• _Work to do_
Stop after the line with "(343,104) -- (373,127);": repeat exactly every line before it, beginning with the first, and that line itself.

Raw records
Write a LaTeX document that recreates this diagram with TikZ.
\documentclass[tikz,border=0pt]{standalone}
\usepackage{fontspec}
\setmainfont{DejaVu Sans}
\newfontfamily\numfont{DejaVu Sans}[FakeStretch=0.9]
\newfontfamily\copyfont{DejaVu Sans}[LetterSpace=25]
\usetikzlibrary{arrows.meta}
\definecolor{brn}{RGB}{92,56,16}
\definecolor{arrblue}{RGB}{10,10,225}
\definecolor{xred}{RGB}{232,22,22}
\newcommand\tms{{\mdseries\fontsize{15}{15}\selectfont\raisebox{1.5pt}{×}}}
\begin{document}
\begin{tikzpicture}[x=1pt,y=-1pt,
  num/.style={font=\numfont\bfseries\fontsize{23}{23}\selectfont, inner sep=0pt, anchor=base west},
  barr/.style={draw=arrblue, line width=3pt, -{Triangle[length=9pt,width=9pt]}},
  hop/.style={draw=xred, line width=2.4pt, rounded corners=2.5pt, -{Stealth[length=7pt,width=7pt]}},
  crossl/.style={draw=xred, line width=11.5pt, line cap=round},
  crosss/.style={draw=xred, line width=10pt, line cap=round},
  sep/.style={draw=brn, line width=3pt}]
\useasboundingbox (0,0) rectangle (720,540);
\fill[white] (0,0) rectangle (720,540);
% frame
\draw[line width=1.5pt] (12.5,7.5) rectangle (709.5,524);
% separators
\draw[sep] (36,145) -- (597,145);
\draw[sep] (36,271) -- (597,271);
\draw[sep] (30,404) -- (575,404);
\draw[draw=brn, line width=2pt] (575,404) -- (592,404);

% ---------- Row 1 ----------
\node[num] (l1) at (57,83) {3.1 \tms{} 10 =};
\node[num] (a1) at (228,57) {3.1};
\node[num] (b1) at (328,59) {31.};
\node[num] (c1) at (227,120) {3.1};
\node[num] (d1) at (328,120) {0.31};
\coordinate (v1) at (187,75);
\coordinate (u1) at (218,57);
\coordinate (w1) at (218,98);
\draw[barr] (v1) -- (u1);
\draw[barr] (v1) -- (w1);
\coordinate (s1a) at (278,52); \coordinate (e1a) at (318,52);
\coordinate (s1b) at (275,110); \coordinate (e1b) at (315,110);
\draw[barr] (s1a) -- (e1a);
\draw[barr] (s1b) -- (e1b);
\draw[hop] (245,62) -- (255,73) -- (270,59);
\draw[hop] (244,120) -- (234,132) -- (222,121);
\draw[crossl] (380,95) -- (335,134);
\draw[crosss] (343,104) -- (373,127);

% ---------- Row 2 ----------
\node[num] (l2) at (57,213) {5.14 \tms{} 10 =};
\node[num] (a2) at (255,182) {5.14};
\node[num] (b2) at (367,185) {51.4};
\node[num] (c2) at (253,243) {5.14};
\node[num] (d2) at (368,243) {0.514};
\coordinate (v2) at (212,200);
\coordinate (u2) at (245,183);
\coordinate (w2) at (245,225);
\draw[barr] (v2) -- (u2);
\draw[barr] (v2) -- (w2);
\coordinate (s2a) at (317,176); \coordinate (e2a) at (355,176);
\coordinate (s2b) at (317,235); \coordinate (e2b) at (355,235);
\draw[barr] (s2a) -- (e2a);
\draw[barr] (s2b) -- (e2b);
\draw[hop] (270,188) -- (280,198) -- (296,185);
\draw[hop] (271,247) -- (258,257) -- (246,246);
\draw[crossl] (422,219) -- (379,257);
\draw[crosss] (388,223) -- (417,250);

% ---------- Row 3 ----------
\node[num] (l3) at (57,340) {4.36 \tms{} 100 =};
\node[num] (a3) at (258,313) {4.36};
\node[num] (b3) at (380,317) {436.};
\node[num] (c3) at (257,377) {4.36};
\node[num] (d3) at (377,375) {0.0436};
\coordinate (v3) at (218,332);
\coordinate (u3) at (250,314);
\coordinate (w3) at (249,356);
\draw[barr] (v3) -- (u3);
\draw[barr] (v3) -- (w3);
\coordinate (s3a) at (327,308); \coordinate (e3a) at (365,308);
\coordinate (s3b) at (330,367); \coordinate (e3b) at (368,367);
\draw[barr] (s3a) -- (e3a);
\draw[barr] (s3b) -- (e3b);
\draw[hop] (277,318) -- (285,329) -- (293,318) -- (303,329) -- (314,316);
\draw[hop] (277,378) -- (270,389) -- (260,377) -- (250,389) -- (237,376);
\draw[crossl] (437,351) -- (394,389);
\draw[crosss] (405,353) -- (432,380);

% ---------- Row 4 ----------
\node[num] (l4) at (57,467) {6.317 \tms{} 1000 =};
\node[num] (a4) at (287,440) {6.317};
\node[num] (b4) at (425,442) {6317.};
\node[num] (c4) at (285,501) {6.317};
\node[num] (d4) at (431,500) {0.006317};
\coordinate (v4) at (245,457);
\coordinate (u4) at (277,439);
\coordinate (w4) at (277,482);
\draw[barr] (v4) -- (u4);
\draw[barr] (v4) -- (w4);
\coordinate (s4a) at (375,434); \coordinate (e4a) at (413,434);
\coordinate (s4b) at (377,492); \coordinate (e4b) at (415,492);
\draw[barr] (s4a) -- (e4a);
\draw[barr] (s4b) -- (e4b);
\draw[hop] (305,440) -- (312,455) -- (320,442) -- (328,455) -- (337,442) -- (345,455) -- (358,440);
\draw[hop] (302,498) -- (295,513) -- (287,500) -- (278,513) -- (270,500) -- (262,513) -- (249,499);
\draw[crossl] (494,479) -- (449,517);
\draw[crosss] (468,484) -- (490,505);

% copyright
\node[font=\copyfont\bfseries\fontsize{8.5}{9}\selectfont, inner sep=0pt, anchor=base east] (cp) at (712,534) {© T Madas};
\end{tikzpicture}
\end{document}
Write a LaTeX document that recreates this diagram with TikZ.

• _Full output_
Write a LaTeX document that recreates this diagram with TikZ.
\documentclass[tikz,border=0pt]{standalone}
\usepackage{fontspec}
\setmainfont{DejaVu Sans}
\newfontfamily\numfont{DejaVu Sans}[FakeStretch=0.9]
\newfontfamily\copyfont{DejaVu Sans}[LetterSpace=25]
\usetikzlibrary{arrows.meta}
\definecolor{brn}{RGB}{92,56,16}
\definecolor{arrblue}{RGB}{10,10,225}
\definecolor{xred}{RGB}{232,22,22}
\newcommand\tms{{\mdseries\fontsize{15}{15}\selectfont\raisebox{1.5pt}{×}}}
\begin{document}
\begin{tikzpicture}[x=1pt,y=-1pt,
  num/.style={font=\numfont\bfseries\fontsize{23}{23}\selectfont, inner sep=0pt, anchor=base west},
  barr/.style={draw=arrblue, line width=3pt, -{Triangle[length=9pt,width=9pt]}},
  hop/.style={draw=xred, line width=2.4pt, rounded corners=2.5pt, -{Stealth[length=7pt,width=7pt]}},
  crossl/.style={draw=xred, line width=11.5pt, line cap=round},
  crosss/.style={draw=xred, line width=10pt, line cap=round},
  sep/.style={draw=brn, line width=3pt}]
\useasboundingbox (0,0) rectangle (720,540);
\fill[white] (0,0) rectangle (720,540);
% frame
\draw[line width=1.5pt] (12.5,7.5) rectangle (709.5,524);
% separators
\draw[sep] (36,145) -- (597,145);
\draw[sep] (36,271) -- (597,271);
\draw[sep] (30,404) -- (575,404);
\draw[draw=brn, line width=2pt] (575,404) -- (592,404);

% ---------- Row 1 ----------
\node[num] (l1) at (57,83) {3.1 \tms{} 10 =};
\node[num] (a1) at (228,57) {3.1};
\node[num] (b1) at (328,59) {31.};
\node[num] (c1) at (227,120) {3.1};
\node[num] (d1) at (328,120) {0.31};
\coordinate (v1) at (187,75);
\coordinate (u1) at (218,57);
\coordinate (w1) at (218,98);
\draw[barr] (v1) -- (u1);
\draw[barr] (v1) -- (w1);
\coordinate (s1a) at (278,52); \coordinate (e1a) at (318,52);
\coordinate (s1b) at (275,110); \coordinate (e1b) at (315,110);
\draw[barr] (s1a) -- (e1a);
\draw[barr] (s1b) -- (e1b);
\draw[hop] (245,62) -- (255,73) -- (270,59);
\draw[hop] (244,120) -- (234,132) -- (222,121);
\draw[crossl] (380,95) -- (335,134);
\draw[crosss] (343,104) -- (373,127);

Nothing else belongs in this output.